>>>
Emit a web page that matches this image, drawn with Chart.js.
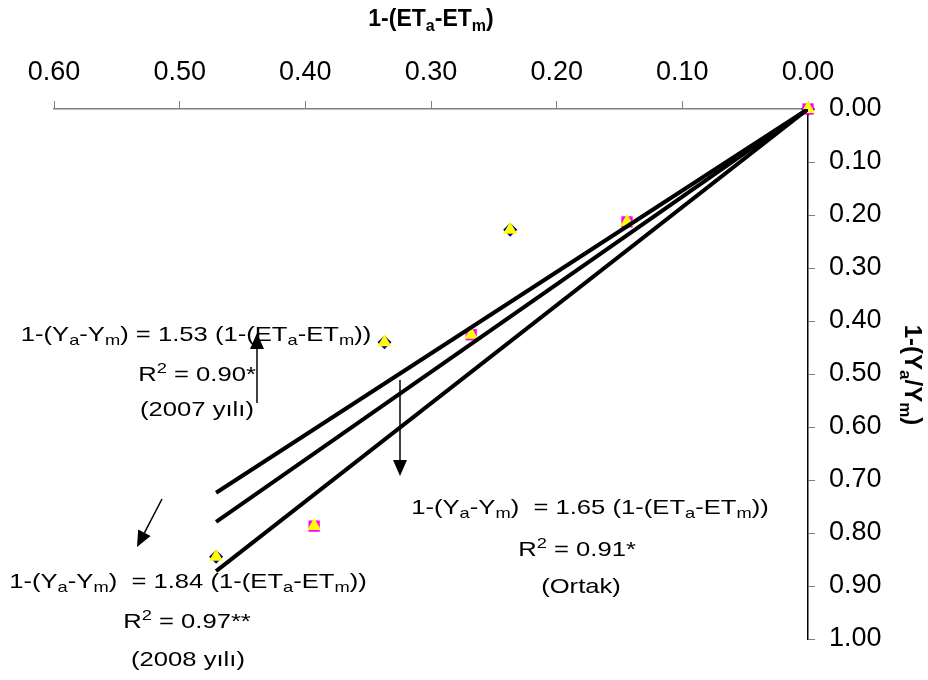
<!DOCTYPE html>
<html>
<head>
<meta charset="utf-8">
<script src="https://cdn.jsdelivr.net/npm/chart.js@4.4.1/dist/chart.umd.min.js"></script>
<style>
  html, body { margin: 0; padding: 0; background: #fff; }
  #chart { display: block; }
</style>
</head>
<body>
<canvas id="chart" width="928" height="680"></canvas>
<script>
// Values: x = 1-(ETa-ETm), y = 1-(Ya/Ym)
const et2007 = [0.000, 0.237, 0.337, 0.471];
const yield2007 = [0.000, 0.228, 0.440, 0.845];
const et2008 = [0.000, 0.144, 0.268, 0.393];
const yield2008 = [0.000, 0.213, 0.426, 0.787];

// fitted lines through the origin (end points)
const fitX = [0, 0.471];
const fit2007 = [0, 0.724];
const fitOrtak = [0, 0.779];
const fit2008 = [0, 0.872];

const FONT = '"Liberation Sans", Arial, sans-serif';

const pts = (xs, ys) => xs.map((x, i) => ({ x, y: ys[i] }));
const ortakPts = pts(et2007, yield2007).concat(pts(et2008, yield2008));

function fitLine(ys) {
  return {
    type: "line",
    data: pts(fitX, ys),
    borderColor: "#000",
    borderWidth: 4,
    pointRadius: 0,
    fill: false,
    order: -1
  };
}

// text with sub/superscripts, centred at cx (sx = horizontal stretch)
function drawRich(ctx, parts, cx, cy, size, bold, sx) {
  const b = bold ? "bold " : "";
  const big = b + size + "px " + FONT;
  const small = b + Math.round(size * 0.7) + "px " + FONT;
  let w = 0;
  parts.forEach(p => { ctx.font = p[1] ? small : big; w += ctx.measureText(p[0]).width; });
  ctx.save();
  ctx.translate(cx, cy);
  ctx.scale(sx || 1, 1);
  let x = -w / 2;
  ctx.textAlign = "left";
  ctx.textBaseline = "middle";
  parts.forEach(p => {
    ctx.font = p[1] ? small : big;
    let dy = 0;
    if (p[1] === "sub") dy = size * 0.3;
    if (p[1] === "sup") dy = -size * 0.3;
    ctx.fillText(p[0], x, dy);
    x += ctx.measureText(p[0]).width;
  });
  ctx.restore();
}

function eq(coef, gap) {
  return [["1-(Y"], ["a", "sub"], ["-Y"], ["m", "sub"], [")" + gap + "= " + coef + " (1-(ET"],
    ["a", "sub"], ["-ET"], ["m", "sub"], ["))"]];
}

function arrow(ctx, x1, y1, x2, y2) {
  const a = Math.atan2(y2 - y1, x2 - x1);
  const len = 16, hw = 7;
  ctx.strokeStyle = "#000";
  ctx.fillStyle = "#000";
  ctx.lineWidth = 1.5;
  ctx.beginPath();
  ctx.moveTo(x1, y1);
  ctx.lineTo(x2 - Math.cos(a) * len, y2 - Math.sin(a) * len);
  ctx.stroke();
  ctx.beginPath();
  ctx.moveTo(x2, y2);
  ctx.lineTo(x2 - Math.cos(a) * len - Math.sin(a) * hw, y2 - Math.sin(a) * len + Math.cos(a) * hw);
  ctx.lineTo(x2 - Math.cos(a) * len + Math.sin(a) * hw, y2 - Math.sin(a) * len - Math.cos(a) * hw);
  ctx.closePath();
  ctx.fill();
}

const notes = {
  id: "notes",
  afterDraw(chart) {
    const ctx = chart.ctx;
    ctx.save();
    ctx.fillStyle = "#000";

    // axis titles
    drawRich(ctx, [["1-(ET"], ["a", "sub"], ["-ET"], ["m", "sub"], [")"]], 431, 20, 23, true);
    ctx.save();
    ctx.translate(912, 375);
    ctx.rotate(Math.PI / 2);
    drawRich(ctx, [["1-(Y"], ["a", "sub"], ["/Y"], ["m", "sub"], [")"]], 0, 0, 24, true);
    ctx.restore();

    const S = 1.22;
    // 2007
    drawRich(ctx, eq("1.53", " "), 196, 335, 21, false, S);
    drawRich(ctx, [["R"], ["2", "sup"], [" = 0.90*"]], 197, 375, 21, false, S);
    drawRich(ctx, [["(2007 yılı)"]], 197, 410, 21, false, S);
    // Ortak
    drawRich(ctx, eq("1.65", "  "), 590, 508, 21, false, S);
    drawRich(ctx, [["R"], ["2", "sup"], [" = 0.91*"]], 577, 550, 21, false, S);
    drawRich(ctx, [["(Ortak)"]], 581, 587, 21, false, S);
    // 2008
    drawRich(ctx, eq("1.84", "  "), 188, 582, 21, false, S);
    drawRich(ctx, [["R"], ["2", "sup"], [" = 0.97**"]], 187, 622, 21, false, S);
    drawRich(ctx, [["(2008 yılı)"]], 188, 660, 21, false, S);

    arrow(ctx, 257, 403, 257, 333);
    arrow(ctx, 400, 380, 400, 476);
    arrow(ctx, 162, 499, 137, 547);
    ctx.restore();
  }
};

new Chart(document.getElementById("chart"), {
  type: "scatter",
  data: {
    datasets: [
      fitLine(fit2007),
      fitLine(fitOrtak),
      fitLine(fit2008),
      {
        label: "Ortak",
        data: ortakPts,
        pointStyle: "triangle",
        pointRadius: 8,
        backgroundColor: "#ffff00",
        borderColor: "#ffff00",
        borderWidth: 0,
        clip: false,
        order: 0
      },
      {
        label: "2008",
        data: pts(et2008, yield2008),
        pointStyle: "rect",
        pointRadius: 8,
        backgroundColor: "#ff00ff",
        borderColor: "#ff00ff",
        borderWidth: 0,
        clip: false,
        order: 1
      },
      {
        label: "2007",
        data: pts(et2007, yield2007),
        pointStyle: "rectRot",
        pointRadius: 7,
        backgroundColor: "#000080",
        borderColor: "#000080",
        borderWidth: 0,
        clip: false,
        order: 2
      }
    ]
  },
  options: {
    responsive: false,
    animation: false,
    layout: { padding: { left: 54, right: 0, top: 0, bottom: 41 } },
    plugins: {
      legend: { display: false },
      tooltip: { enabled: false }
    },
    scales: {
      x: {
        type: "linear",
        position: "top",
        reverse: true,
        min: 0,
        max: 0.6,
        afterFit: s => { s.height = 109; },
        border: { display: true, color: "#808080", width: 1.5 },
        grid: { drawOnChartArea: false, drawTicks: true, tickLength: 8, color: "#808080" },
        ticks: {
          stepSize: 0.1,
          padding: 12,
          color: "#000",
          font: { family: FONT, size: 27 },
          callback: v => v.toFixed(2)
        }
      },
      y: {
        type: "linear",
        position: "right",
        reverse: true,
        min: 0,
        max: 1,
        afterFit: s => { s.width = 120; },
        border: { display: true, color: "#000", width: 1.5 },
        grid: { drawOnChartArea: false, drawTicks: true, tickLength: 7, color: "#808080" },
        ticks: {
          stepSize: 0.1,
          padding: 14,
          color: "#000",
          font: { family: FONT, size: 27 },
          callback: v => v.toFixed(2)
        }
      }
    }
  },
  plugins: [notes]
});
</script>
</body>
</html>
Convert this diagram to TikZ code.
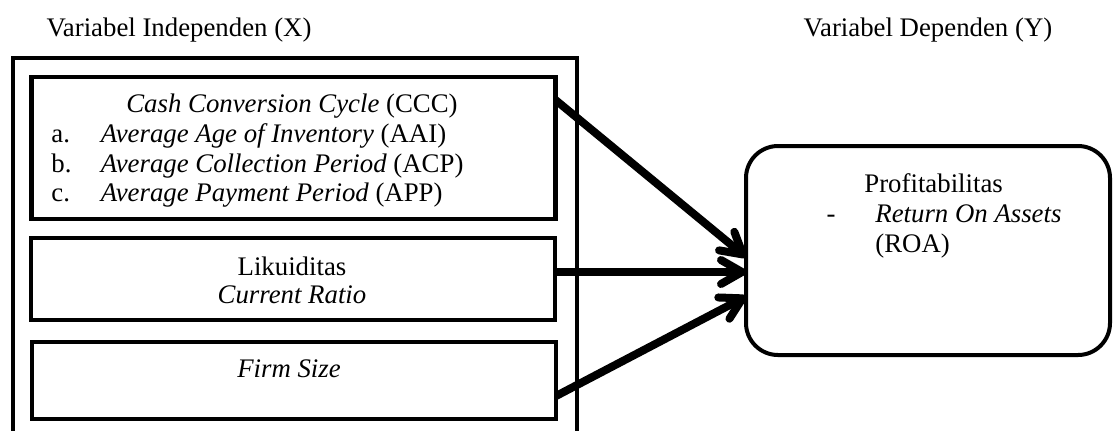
<<<
_Requirements_: Return each line where "with" shows up.

_Solution to this exercise_:
Emit a web page that matches this image, drawn with Chart.js.
// text with sub/superscripts, centred at cx (sx = horizontal stretch)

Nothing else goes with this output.